Edward Avedisian was a true Wunderkind of the New York School in the early 60s and 70s. He migrated to New York City in the mid 50s from his hometown in Lowell, MA and Boston where he studied at the Boston Museum School. Avedisian was propelled into the art scene in New York, with solo exhibits in six different galleries from 1958 to 1963. He quickly rose to become an esteemed artist, most noted for his color field paintings and later for his bold, lyrical abstractions. His work is in the permanent collections of the Museum of Modern Art, the Whitney, Guggenheim, and the Metropolitan Museum of Art. He was also chosen to represent the United States in the Expo ‘67 in Montreal alongside Helen Frankenthaler, Kenneth Noland, Tom Wesselmann and Jasper Johns. By the mid ‘70s, Avedisian was thoroughly frustrated with the art scene. He grew to despise the celebrity status, the dealers, the parties and his decadent lifestyle in general. Avedisian moved to Hudson where his painting exhibited a representational shift. His landscapes depicted these new surroundings in blunt, flat shapes with a contemporary sense of scale and off-handedness. This exhibit will include works made during his early days in New York City.

The life work of Richard Merkin is an incredible documentation of art, theatre, music, style, literature and culture in New York City. Born and bred in Brooklyn, Merkin's studio was located on Broadway and 80th Street where he lived for 69 years, loving his urban playground with a fierce passion. His persona was as stylized as his paintings. With– custom suits, bowler hats, a large moustache and big booming voice, Merkin merged his role as a flaneur and socialite with his integrity as an artist and journalist. The result was a slew of works on paper and large scale oil paintings that conjure the spirit and fantasy of life in the city from the 20s through the 40s. His subjects were prominent figures prevalent in the arts and cultural arenas- for example, Bobby Short, Joan Didion, Frank Sinatra. Some of them were personal friends (of which he had many) and others were more understated people and events he merely deemed worthy of celebration. Tom Wolfe writes, "The typical Merkin picture takes legendary American images- from baseball, the movies, fashion, Society, tabloid crime, and scandal- and mixes them with his own autobiography, often with dream-style juxtapositions."

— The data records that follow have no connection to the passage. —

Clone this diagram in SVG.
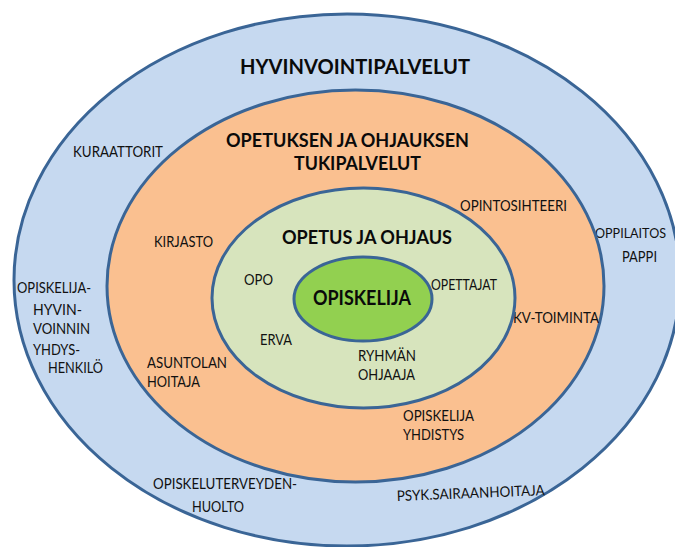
<svg xmlns="http://www.w3.org/2000/svg" width="675" height="547" viewBox="0 0 675 547">
  <style>
    .ring { stroke: #3A6596; stroke-width: 3; }
    .lbl { font-family: Lato, "Open Sans", "Liberation Sans", sans-serif; font-size: 14.5px; fill: #111111; }
    .ttl { font-family: Lato, "Open Sans", "Liberation Sans", sans-serif; font-size: 19px; font-weight: bold; fill: #0a0a0a; }
  </style>
  <rect width="675" height="547" fill="#ffffff"/>
  <g id="hyvinvointipalvelut">
    <ellipse class="ring" cx="347" cy="280" rx="333" ry="266" fill="#C6D9F0"/>
    <text class="ttl" x="240" y="74" style="font-size:21px" textLength="230" lengthAdjust="spacingAndGlyphs">HYVINVOINTIPALVELUT</text>
    <text class="lbl" x="73" y="157" textLength="90" lengthAdjust="spacingAndGlyphs">KURAATTORIT</text>
    <text class="lbl" x="595" y="238" style="font-size:13.5px" textLength="71" lengthAdjust="spacingAndGlyphs">OPPILAITOS</text>
    <text class="lbl" x="622" y="262" textLength="35" lengthAdjust="spacingAndGlyphs">PAPPI</text>
    <text class="lbl" x="17" y="293" textLength="74" lengthAdjust="spacingAndGlyphs">OPISKELIJA-</text>
    <text class="lbl" x="33" y="315" textLength="49" lengthAdjust="spacingAndGlyphs">HYVIN-</text>
    <text class="lbl" x="33" y="334" textLength="57" lengthAdjust="spacingAndGlyphs">VOINNIN</text>
    <text class="lbl" x="33" y="355" textLength="47" lengthAdjust="spacingAndGlyphs">YHDYS-</text>
    <text class="lbl" x="48" y="373" textLength="55" lengthAdjust="spacingAndGlyphs">HENKILÖ</text>
    <text class="lbl" x="153" y="489" textLength="144" lengthAdjust="spacingAndGlyphs">OPISKELUTERVEYDEN-</text>
    <text class="lbl" x="192" y="512" textLength="52" lengthAdjust="spacingAndGlyphs">HUOLTO</text>
    <text class="lbl" x="397" y="501" textLength="148" lengthAdjust="spacingAndGlyphs" transform="rotate(-2.3 397 501)">PSYK.SAIRAANHOITAJA</text>
  </g>
  <g id="tukipalvelut">
    <ellipse class="ring" cx="355.5" cy="286" rx="248.5" ry="196" fill="#FAC090"/>
    <text class="ttl" x="226" y="147" textLength="243" lengthAdjust="spacingAndGlyphs">OPETUKSEN JA OHJAUKSEN</text>
    <text class="ttl" x="294" y="170" textLength="127" lengthAdjust="spacingAndGlyphs">TUKIPALVELUT</text>
    <text class="lbl" x="154" y="247" textLength="59" lengthAdjust="spacingAndGlyphs">KIRJASTO</text>
    <text class="lbl" x="460" y="211" textLength="107" lengthAdjust="spacingAndGlyphs">OPINTOSIHTEERI</text>
    <text class="lbl" x="513" y="323" textLength="86" lengthAdjust="spacingAndGlyphs">KV-TOIMINTA</text>
    <text class="lbl" x="147" y="368" textLength="80" lengthAdjust="spacingAndGlyphs">ASUNTOLAN</text>
    <text class="lbl" x="147" y="387" textLength="53" lengthAdjust="spacingAndGlyphs">HOITAJA</text>
    <text class="lbl" x="403" y="421" textLength="71" lengthAdjust="spacingAndGlyphs">OPISKELIJA</text>
    <text class="lbl" x="403" y="440" textLength="61" lengthAdjust="spacingAndGlyphs">YHDISTYS</text>
  </g>
  <g id="opetus-ja-ohjaus">
    <ellipse class="ring" cx="363.5" cy="298" rx="151.5" ry="110" fill="#D7E4BD"/>
    <text class="ttl" x="282" y="244" textLength="170" lengthAdjust="spacingAndGlyphs">OPETUS JA OHJAUS</text>
    <text class="lbl" x="244" y="285" textLength="29" lengthAdjust="spacingAndGlyphs">OPO</text>
    <text class="lbl" x="431" y="290" textLength="66" lengthAdjust="spacingAndGlyphs">OPETTAJAT</text>
    <text class="lbl" x="260" y="345" textLength="32" lengthAdjust="spacingAndGlyphs">ERVA</text>
    <text class="lbl" x="358" y="361" textLength="58" lengthAdjust="spacingAndGlyphs">RYHMÄN</text>
    <text class="lbl" x="358" y="380" textLength="57" lengthAdjust="spacingAndGlyphs">OHJAAJA</text>
  </g>
  <g id="opiskelija">
    <ellipse class="ring" cx="363" cy="299" rx="69" ry="42" fill="#92D050"/>
    <text class="ttl" x="313" y="305" style="font-size:20px" textLength="98" lengthAdjust="spacingAndGlyphs">OPISKELIJA</text>
  </g>
</svg>
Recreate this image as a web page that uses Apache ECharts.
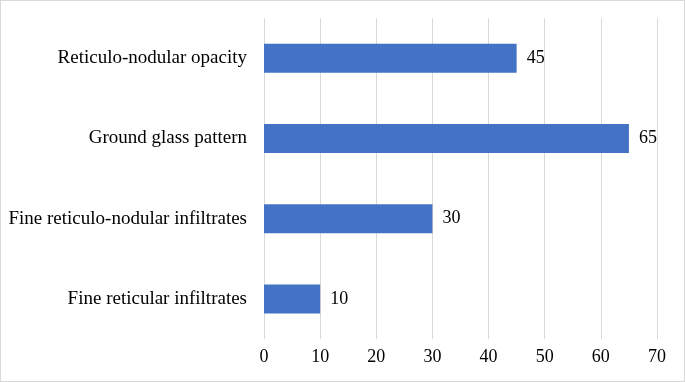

His highly stylized approach and exuberant color schemes graced the issues of many New Yorker magazine covers where he was employed as an illustrator for over 20 years. Beginning in 1963, Merkin was a teacher at the Rhode Island School of Design (RISD), a career that spanned 42 years. His legacy continues as students remember his flirtatious personality, his love of jokes, and personal style. In addition he was a contributing editor for Vanity Fair, a regular contributor to The New Yorker, Harper’s and the New York Times Sunday Magazine. This frequent distribution of his work to a diverse audience makes him a unique and notable influence on a generation of New Yorkers and young artists. His work is in the permanent collections of The Museum of Modern Art, The Smithsonian Institution, and the Whitney. This exhibit will feature his tempera paintings made in the early 70s.